The one certainty in business software and services is that there will always be more acronyms. At the moment, though, there’s more to the sector than just another jargon explosion: we’re moving towards a new way of looking at IT, one that applies best-practice business processes to any company—however small it may be, and however fast it may grow.
This sounds good, but wading through websites full of perky lists of generic benefits can leave many IT managers still wondering exactly what they’re being sold.
For this feature we spoke to a bunch of major vendors—SAP, Sage, Microsoft, and IBM—about the new breed of business services they offer. We’ll look at benefits of buying IT as a service, what working in the cloud really means, and how to move towards fully integrated business management, now more commonly known as enterprise resource planning, or ERP. We will mostly focus on SMEs (small and medium sized enterprises or businesses), but much of what’s discussed here is also easily applicable to larger organisations that haven’t yet moved to modern business software.
The decisions you need to make before choosing a solution will depend considerably on the nature of your business, but a good starting point is to compare the basic IT functions with which most of us are familiar to the new approaches on offer.
Beyond Excel
If PowerPoint is the universal language businesses use to talk to one another, their internal monologue is Excel. There’s nothing you can’t shovel into Microsoft’s core app, which millions of organisations use as everything from an accounts package to a stock database.

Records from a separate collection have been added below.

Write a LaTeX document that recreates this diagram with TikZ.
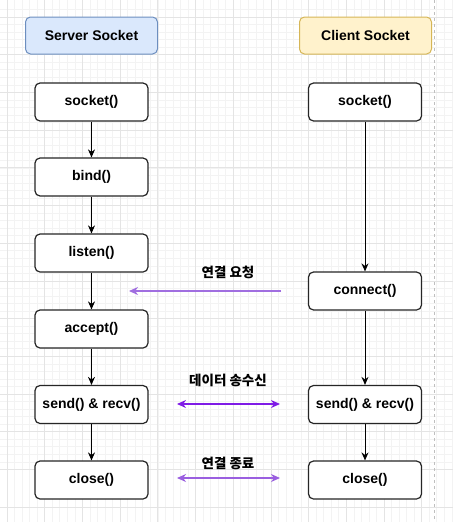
\documentclass[tikz,border=0pt]{standalone}
\usepackage{fontspec}
\setmainfont{Liberation Sans}
\newfontfamily\krfont{Noto Sans CJK KR}
\usetikzlibrary{arrows.meta}
\definecolor{blueF}{HTML}{DAE8FC}
\definecolor{blueS}{HTML}{6C8EBF}
\definecolor{yelF}{HTML}{FFF2CC}
\definecolor{yelS}{HTML}{D6B656}
\definecolor{gridMinor}{HTML}{F3F3F3}
\definecolor{gridMajor}{HTML}{E4E4E4}
\definecolor{purA}{HTML}{A06EE0}
\definecolor{purB}{HTML}{7F1BE6}
\definecolor{purC}{HTML}{9A5FE0}
\tikzset{
  header/.style={draw, rounded corners=5pt, line width=1pt, minimum width=132pt, minimum height=37pt, font=\fontsize{14}{16}\selectfont\bfseries, inner sep=0pt},
  func/.style={draw=black!85, fill=white, rounded corners=5pt, line width=1.2pt, minimum width=113pt, minimum height=38pt, font=\fontsize{14}{16}\selectfont\bfseries, inner sep=0pt},
  flow/.style={line width=1pt, -{Stealth[length=8pt,width=7pt]}},
  msg/.style={line width=1.4pt},
  lbl/.style={font=\krfont\bfseries\fontsize{13.5}{16}\selectfont, inner sep=0pt}
}
\begin{document}
\begin{tikzpicture}[x=1pt,y=-1pt]
\useasboundingbox (0,0) rectangle (453,522);
\fill[white] (0,0) rectangle (453,522);
% grid
\foreach \i in {-1,...,60} {
  \draw[gridMinor, line width=0.6pt] ({7+7.54*\i},0) -- ({7+7.54*\i},522);
  \draw[gridMinor, line width=0.6pt] (0,{17+7.54*\i}) -- (453,{17+7.54*\i});
}
\foreach \i in {0,...,12} {
  \draw[gridMajor, line width=0.8pt] ({7+37.7*\i},0) -- ({7+37.7*\i},522);
}
\foreach \i in {-1,...,14} {
  \draw[gridMajor, line width=0.8pt] (0,{17+37.7*\i}) -- (453,{17+37.7*\i});
}
\draw[black!25, dashed, dash pattern=on 3pt off 3pt, line width=0.8pt] (434,0) -- (434,522);

% headers
\node[header, fill=blueF, draw=blueS] (sh) at (91.5,35.5) {Server Socket};
\node[header, fill=yelF, draw=yelS] (ch) at (365.5,35.5) {Client Socket};

% server column
\node[func] (s1) at (91.5,102) {socket()};
\node[func] (s2) at (91.5,177) {bind()};
\node[func] (s3) at (91.5,253) {listen()};
\node[func] (s4) at (91.5,329) {accept()};
\node[func] (s5) at (91.5,404.5) {send() \& recv()};
\node[func] (s6) at (91.5,480) {close()};

% client column
\node[func] (c1) at (365,102) {socket()};
\node[func] (c2) at (365,291) {connect()};
\node[func] (c3) at (365,404.5) {send() \& recv()};
\node[func] (c4) at (365,480) {close()};

\draw[flow] (s1) -- (s2);
\draw[flow] (s2) -- (s3);
\draw[flow] (s3) -- (s4);
\draw[flow] (s4) -- (s5);
\draw[flow] (s5) -- (s6);
\draw[flow] (c1) -- (c2);
\draw[flow] (c2) -- (c3);
\draw[flow] (c3) -- (c4);

% messages
\coordinate (m1a) at (281,291);
\coordinate (m1b) at (129,291);
\draw[msg, purA, -{Stealth[length=9pt,width=8pt]}] (m1a) -- (m1b);
\node[lbl] (l1) at (228,272) {연결 요청};

\coordinate (m2a) at (177,404);
\coordinate (m2b) at (280,404);
\draw[msg, purB, {Stealth[length=9pt,width=8pt]}-{Stealth[length=9pt,width=8pt]}] (m2a) -- (m2b);
\node[lbl] (l2) at (228,380) {데이터 송수신};

\coordinate (m3a) at (177,478);
\coordinate (m3b) at (280,478);
\draw[msg, purC, {Stealth[length=9pt,width=8pt]}-{Stealth[length=9pt,width=8pt]}] (m3a) -- (m3b);
\node[lbl] (l3) at (228,463) {연결 종료};
\end{tikzpicture}
\end{document}
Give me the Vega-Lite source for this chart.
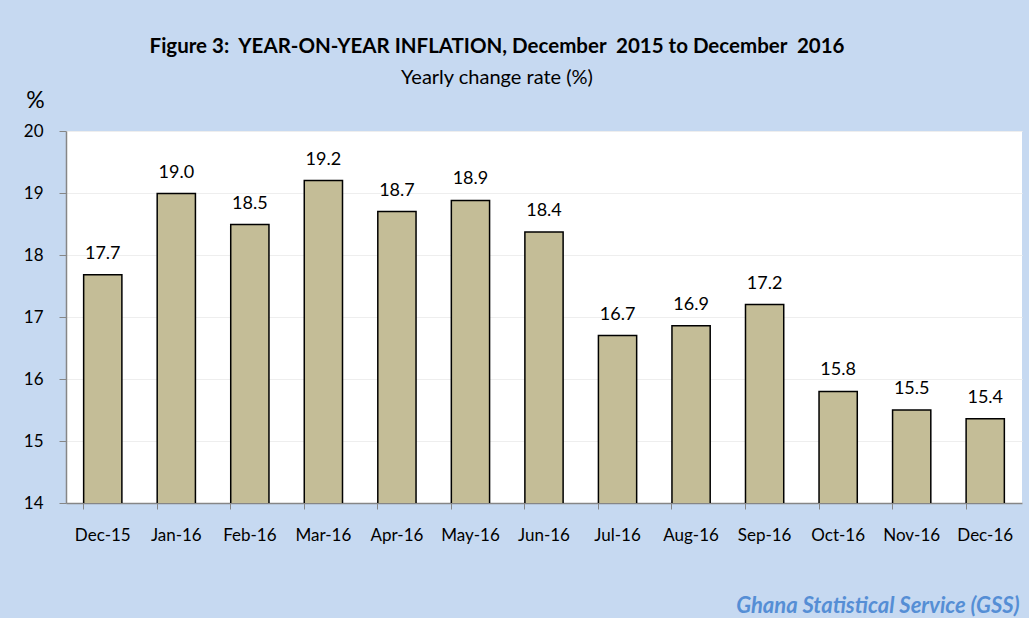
{
  "$schema": "https://vega.github.io/schema/vega-lite/v6.json",
  "width": 956,
  "height": 372,
  "autosize": {"type": "none"},
  "padding": {"left": 66, "top": 131, "right": 7, "bottom": 115},
  "background": "#C6D9F1",
  "title": {
    "text": "Figure 3:\u00a0 YEAR-ON-YEAR INFLATION, December\u00a0 2015 to December\u00a0 2016",
    "subtitle": "Yearly change rate (%)",
    "anchor": "middle",
    "frame": "group",
    "dx": -47,
    "offset": 1,
    "font": "Lato",
    "fontSize": 20.5,
    "fontWeight": "bold",
    "color": "#000000",
    "subtitleFont": "Lato",
    "subtitleFontSize": 20,
    "subtitleColor": "#000000",
    "subtitlePadding": 11
  },
  "data": {
    "values": [
      {"month": "Dec-15", "rate": 17.68},
      {"month": "Jan-16", "rate": 18.99},
      {"month": "Feb-16", "rate": 18.49},
      {"month": "Mar-16", "rate": 19.2},
      {"month": "Apr-16", "rate": 18.7},
      {"month": "May-16", "rate": 18.88},
      {"month": "Jun-16", "rate": 18.37},
      {"month": "Jul-16", "rate": 16.7},
      {"month": "Aug-16", "rate": 16.86},
      {"month": "Sep-16", "rate": 17.2},
      {"month": "Oct-16", "rate": 15.8},
      {"month": "Nov-16", "rate": 15.5},
      {"month": "Dec-16", "rate": 15.36}
    ]
  },
  "encoding": {
    "x": {
      "field": "month",
      "type": "nominal",
      "sort": null,
      "scale": {"paddingInner": 0.48, "paddingOuter": 0.24},
      "axis": {
        "title": "Ghana Statistical Service (GSS)",
        "titleFont": "Lato",
        "titleFontSize": 22,
        "titleFontStyle": "italic",
        "titleFontWeight": "bold",
        "titleColor": "#558ED5",
        "titleAnchor": null,
        "titleAlign": "right",
        "titleBaseline": "middle",
        "titleX": 953,
        "titleY": 102,
        "labelAngle": 0,
        "labelFont": "Lato",
        "labelFontSize": 17,
        "labelColor": "#000000",
        "labelPadding": 18,
        "bandPosition": 0,
        "tickSize": 6,
        "tickColor": "#868686",
        "domainColor": "#868686",
        "domainWidth": 1.5,
        "grid": false
      }
    },
    "y": {
      "field": "rate",
      "type": "quantitative",
      "scale": {"domain": [14, 20], "zero": false, "nice": false},
      "axis": {
        "title": "%",
        "titleAngle": 0,
        "titleFont": "Lato",
        "titleFontSize": 23,
        "titleFontWeight": "normal",
        "titleColor": "#000000",
        "titleAlign": "center",
        "titleBaseline": "middle",
        "titleX": -31,
        "titleY": -31,
        "values": [14, 15, 16, 17, 18, 19, 20],
        "labelFont": "Lato",
        "labelFontSize": 17,
        "labelColor": "#000000",
        "labelPadding": 16,
        "tickSize": 7,
        "tickColor": "#868686",
        "domainColor": "#868686",
        "domainWidth": 1.5,
        "gridColor": "#EEEEEE",
        "gridWidth": 1
      }
    }
  },
  "layer": [
    {
      "mark": {"type": "bar", "clip": true, "color": "#C4BD97", "stroke": "#000000", "strokeWidth": 1.5}
    },
    {
      "mark": {"type": "text", "font": "Lato", "fontSize": 18, "color": "#000000", "baseline": "middle", "dy": -21},
      "encoding": {"text": {"field": "rate", "type": "quantitative", "format": ".1f"}}
    }
  ],
  "config": {"view": {"fill": "#FFFFFF", "stroke": null}}
}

However, it has its dark side.
Writing for Forbes in 2013, analyst Tim Worstall concluded that “Excel might be the most dangerous software on the planet.” The problem, he wrote, is that data has “become so complex and it’s handled in such a slapdash manner that no one is really on top of it any more.”
Even in the highly technical environment of investment banking, executives were found to be operating “through a series of Excel spreadsheets which had to be completed manually, by copying and pasting data from one to another,” a clear recipe for error and disaster. Bad news for international finance, but equally undesirable for a design agency or a flower shop.
There’s a better way, neatly expressed by a computer science term—“single version of truth,” sometimes also known as a single point or source of truth. This means keeping data in one place, updated in real time, so that no matter where in the system it’s accessed from, users will get the same answer.
That’s not possible with the kind of ad-hoc IT that most small businesses rely on. We heard the same story again and again from people who work with SMEs—spreadsheets aren’t enough. Even if nothing goes wrong, information gets “siloed,” entered in one context but unavailable in others. Time is wasted duplicating effort, and opportunities are missed because data just sits there instead of actively contributing to decision-making.
It’s one thing knowing that bigger rivals with deeper pockets are doing things better than you, but how can you compete? Well, you may well now be able to acquire some software that’s cleverer than Excel, almost off the shelf, and migrate your systems to it faster than you think.
The key to this new generation of digital business management is in that newfangled suffix “as a service.” Software as a service (SaaS), infrastructure as a service (IaaS), and platform as a service (PaaS) are interlocking buzzwords which inform IT not as a costly, complex arm of an organisation, but as an almost ready-made package with a monthly or annual fee. And thanks to the cloud, it needn’t even involve any server hardware or maintenance on the premises.
Office in the cloud
Moving beyond siloed spreadsheets and documents, the first obvious port of call is one of the online office productivity suites. These can begin to address major roadblocks for SMEs, such as real-time collaboration and device independence.
As Alex Faupel, Microsoft UK’s SMB customer lead, tells Ars: “Any small business is time-poor, with individuals trying to do multiple jobs. They need to collaborate and communicate.” That means changing the way users access software and files, a simple idea with big consequences.
Rather than having everyone sitting at a work PC running its own word processor, passing documents back and forth when required, or accessing them from a server, the new model keeps documents in the cloud, accessible in real time to multiple users at once from anywhere.
Most big office productivity suites now have Web app versions, backed by copious quantities of cloud storage and other useful vendor-provided features, and are sold as an ongoing subscription. So your users can jump onto any device with a browser, whether (with some security caveats) it’s the company’s hardware or their own. Corporates struggled with this for years; now it’s a basic feature.
Once you take it for granted that everything is available everywhere—with granular control, of course, over who can see what—it’s natural to start thinking about how you can use your organisation’s data in completely new ways.